Jusqu’à présent la réponse semblait simple : il était préférable d’agir à l’encontre de l’entrepreneur principal lié au maître de l’ouvrage par un contrat de louage d’ouvrage, même s’il est vrai qu’il ne faut jamais se priver de la possibilité d’exercer un recours également contre le sous-traitant.
En effet, le régime d’engagement de la responsabilité de l’entrepreneur principal est plus favorable car :
Avant réception, l’entrepreneur principal est tenu d’une obligation contractuelle de résultat (et non de moyens). Il n’est donc pas nécessaire de rapporter la preuve d’une faute commise par le constructeur.
Après réception, l’entrepreneur principal est tenu des garanties légales que sont la garantie de parfait achèvement, la garantie biennale de bon fonctionnement et la responsabilité décennale. Ces garanties légales ne nécessitent pas que soit rapportée la preuve d’une faute. L’entrepreneur est également tenu de la responsabilité contractuelle de droit commun pour les désordres dits intermédiaires (obligation de moyens).
Alors que la responsabilité du sous-traitant ne peut être engagée que sur le plan extra contractuel à condition de rapporter la preuve d’une faute, d’un dommage et d’un lien de causalité.
La différence est cependant ténue puisque même s’il n’est pas nécessaire de rapporter la preuve d’une faute commise par l’entrepreneur principal (dans le cas des garanties légales et dans le cas de la responsabilité contractuelle avant réception) il convient de rapporter la preuve de l’imputabilité du désordre ou de la malfaçon à cet entrepreneur.
Différence d’autant plus ténue que l’entrepreneur principal, comme le sous-traitant, est assuré pour les désordres de nature biennale et décennale. Il s’agit là d’une obligation légale pour l’entrepreneur principal.

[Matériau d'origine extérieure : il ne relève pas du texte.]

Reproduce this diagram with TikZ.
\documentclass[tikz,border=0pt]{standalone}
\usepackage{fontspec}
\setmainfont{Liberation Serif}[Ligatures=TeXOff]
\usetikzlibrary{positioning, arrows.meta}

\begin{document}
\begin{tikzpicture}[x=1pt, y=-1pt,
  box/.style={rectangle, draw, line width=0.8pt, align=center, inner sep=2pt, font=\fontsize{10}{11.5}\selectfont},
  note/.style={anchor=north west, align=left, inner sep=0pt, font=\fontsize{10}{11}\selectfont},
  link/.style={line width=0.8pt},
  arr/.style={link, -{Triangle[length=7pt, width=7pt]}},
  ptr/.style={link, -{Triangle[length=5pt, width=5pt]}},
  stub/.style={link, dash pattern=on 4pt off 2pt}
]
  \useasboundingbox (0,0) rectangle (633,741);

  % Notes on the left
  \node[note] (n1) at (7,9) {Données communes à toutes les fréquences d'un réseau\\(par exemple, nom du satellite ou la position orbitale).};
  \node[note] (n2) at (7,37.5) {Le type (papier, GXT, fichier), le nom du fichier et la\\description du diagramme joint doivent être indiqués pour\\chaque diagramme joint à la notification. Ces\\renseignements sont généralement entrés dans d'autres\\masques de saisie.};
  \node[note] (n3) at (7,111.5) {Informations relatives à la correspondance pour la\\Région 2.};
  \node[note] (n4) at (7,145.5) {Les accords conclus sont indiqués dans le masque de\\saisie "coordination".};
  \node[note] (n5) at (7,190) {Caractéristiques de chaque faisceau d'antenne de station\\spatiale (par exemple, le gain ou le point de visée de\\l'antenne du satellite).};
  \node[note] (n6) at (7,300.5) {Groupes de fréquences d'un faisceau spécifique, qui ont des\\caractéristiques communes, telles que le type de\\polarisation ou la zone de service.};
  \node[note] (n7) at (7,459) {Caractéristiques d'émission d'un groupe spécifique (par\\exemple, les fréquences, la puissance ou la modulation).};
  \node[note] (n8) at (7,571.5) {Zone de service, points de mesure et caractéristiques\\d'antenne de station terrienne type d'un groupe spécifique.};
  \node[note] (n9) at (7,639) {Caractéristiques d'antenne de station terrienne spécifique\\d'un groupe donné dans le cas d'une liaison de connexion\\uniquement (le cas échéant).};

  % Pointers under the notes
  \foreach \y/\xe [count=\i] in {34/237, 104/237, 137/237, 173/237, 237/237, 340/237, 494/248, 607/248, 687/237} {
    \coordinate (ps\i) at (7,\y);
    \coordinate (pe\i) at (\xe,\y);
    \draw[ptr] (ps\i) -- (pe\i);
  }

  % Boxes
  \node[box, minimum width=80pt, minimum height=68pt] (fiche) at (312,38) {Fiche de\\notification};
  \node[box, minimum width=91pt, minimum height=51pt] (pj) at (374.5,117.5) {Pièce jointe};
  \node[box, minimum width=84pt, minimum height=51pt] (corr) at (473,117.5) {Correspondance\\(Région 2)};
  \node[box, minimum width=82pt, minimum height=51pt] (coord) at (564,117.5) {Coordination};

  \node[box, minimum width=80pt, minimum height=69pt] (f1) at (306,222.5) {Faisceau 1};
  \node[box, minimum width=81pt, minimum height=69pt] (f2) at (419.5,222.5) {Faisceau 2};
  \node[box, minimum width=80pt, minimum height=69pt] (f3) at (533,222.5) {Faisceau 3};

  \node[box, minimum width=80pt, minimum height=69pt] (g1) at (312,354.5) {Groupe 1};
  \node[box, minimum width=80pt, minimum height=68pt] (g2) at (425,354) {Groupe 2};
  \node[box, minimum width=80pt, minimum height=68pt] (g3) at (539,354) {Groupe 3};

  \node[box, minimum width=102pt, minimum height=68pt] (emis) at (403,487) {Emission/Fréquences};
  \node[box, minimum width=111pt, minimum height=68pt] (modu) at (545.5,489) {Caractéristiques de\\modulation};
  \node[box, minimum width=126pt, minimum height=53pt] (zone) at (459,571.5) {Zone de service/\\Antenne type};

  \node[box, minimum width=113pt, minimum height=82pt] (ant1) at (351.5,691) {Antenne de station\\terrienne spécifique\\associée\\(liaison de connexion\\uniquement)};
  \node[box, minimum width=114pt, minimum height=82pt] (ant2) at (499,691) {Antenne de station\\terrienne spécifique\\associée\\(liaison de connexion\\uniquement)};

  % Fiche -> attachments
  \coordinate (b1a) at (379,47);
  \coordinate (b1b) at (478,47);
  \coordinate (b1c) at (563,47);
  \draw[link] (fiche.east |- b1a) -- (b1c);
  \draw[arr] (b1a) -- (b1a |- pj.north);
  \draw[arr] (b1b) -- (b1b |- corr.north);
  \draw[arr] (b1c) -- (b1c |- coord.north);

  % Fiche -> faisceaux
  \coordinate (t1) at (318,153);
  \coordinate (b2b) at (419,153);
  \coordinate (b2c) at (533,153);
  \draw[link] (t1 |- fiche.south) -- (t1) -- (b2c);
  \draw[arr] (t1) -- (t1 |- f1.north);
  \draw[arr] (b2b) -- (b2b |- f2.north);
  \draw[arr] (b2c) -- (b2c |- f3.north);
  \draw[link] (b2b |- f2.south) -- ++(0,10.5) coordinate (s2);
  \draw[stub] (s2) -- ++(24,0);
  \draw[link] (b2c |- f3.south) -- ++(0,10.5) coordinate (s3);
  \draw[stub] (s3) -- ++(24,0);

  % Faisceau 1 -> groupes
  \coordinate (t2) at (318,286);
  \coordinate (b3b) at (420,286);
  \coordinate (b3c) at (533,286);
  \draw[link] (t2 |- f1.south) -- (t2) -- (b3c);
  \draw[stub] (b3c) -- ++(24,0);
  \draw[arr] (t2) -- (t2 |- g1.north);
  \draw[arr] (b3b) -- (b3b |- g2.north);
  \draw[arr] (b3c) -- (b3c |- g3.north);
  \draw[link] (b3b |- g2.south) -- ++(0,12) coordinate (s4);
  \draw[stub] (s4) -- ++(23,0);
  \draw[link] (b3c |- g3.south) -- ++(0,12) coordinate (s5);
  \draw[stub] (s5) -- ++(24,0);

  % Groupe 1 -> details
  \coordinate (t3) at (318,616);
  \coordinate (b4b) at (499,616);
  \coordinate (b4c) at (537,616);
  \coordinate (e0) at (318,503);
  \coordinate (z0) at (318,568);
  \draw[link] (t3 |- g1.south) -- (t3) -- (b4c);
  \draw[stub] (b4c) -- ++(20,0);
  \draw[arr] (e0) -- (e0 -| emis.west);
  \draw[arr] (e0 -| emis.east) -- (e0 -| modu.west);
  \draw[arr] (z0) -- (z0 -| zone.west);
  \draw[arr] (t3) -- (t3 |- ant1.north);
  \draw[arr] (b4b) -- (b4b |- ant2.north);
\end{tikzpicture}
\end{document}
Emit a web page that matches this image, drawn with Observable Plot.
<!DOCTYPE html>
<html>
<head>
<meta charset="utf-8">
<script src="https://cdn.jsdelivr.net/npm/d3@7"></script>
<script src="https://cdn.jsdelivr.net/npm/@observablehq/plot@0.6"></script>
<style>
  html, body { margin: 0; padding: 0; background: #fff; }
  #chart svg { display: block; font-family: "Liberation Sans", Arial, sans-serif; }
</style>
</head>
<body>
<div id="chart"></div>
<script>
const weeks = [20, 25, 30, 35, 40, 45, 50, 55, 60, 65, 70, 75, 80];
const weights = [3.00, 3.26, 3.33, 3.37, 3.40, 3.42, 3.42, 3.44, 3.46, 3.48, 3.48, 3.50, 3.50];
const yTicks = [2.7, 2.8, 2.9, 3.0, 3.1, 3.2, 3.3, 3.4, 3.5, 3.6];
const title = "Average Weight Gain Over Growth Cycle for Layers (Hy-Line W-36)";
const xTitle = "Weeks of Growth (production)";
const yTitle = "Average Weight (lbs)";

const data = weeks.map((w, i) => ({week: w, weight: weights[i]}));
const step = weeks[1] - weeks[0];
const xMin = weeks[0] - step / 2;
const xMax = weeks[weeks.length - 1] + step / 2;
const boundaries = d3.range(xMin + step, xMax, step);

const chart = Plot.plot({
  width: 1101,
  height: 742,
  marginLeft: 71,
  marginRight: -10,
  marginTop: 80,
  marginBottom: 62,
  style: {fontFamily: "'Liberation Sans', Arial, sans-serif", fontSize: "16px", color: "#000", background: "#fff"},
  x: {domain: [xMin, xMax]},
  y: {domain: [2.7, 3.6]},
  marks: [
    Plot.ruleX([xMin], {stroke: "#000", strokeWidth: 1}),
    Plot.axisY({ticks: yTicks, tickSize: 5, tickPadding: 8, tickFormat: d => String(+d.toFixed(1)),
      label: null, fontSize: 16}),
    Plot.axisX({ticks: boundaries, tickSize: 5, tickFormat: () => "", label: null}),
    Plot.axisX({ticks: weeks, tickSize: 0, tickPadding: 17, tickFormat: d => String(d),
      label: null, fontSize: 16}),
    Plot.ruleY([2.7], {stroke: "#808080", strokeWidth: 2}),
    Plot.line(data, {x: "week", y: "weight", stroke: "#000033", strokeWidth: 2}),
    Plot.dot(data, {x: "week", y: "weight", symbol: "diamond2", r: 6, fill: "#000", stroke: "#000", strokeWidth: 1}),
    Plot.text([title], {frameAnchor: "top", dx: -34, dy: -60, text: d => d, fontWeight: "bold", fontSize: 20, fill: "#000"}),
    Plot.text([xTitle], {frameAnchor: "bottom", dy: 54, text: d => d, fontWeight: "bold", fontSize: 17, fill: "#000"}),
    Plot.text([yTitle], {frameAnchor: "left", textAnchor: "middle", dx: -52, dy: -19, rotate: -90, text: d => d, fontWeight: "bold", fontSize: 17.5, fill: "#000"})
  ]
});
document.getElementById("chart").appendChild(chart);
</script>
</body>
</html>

S’agissant du sous-traitant, quasiment toutes les polices comportent également cette garantie.
En conséquence, jusqu’à présent, il pouvait être opportun d’agir non seulement contre l’entrepreneur principal, mais également contre le sous-traitant pour sécuriser la procédure et mettre le plus de chances de son côté quant au recouvrement des condamnations qui seront in fine prononcées.
Désormais, il apparaît indispensable d’agir non seulement contre l’entrepreneur principal mais également contre le sous-traitant car la Cour de cassation a précisé que le principe de proportionnalité ne s’applique pas en matière de responsabilité extra contractuelle.
Cela signifie que le maître de l’ouvrage doit pouvoir obtenir du sous-traitant une indemnisation intégrale qu’il ne pourrait pas nécessairement obtenir de la part de l’entrepreneur principal.
En effet, la Cour de cassation a jugé que la sanction prononcée à l’égard du constructeur doit être proportionnée à la gravité des désordres et des non-conformités qui affectent l’ouvrage (Cass, 3ème civ, 15 octobre 2015, n° 14-23612 et Cass, 3ème civ, 22 novembre 2018, n° 17-12537).
Cette jurisprudence a pu conduire dans certains cas à ce que le maître de l’ouvrage soit débouté de sa demande démolition et reconstruction de l’ouvrage, les juridictions préférant opter pour une solution réparatoire même si celle-ci n’avait pas pour effet de remédier intégralement au préjudice subi par le maître de l’ouvrage.
Dans son arrêt du 4 avril 2024, la Cour de cassation juge que le principe de proportionnalité ne s’applique pas en matière de responsabilité extra contractuelle :
« 3. En application de l’article 1382, devenu 1240, du Code civil et du principe de la réparation intégrale, tout fait quelconque de l’homme, qui cause à autrui un dommage, oblige celui par la faute duquel il est arrivé à le réparer, de sorte que la victime doit être indemnisée sans perte ni profit.
4. Il en résulte que le juge du fond, statuant en matière extra-contractuelle, ne peut apprécier la réparation due à la victime au regard du caractère disproportionné de son coût pour le responsable du dommage.
5. La cour d’appel a exactement énoncé que la demande de démolition ne pouvait prospérer qu’à condition d’établir que la construction édifiée en violation des prescriptions du permis de construire avait causé un préjudice direct au voisin ».
En conséquence, si l’on applique cette jurisprudence à l’action du maître de l’ouvrage à l’encontre du sous-traitant, le principe de proportionnalité ne pourrait être opposé.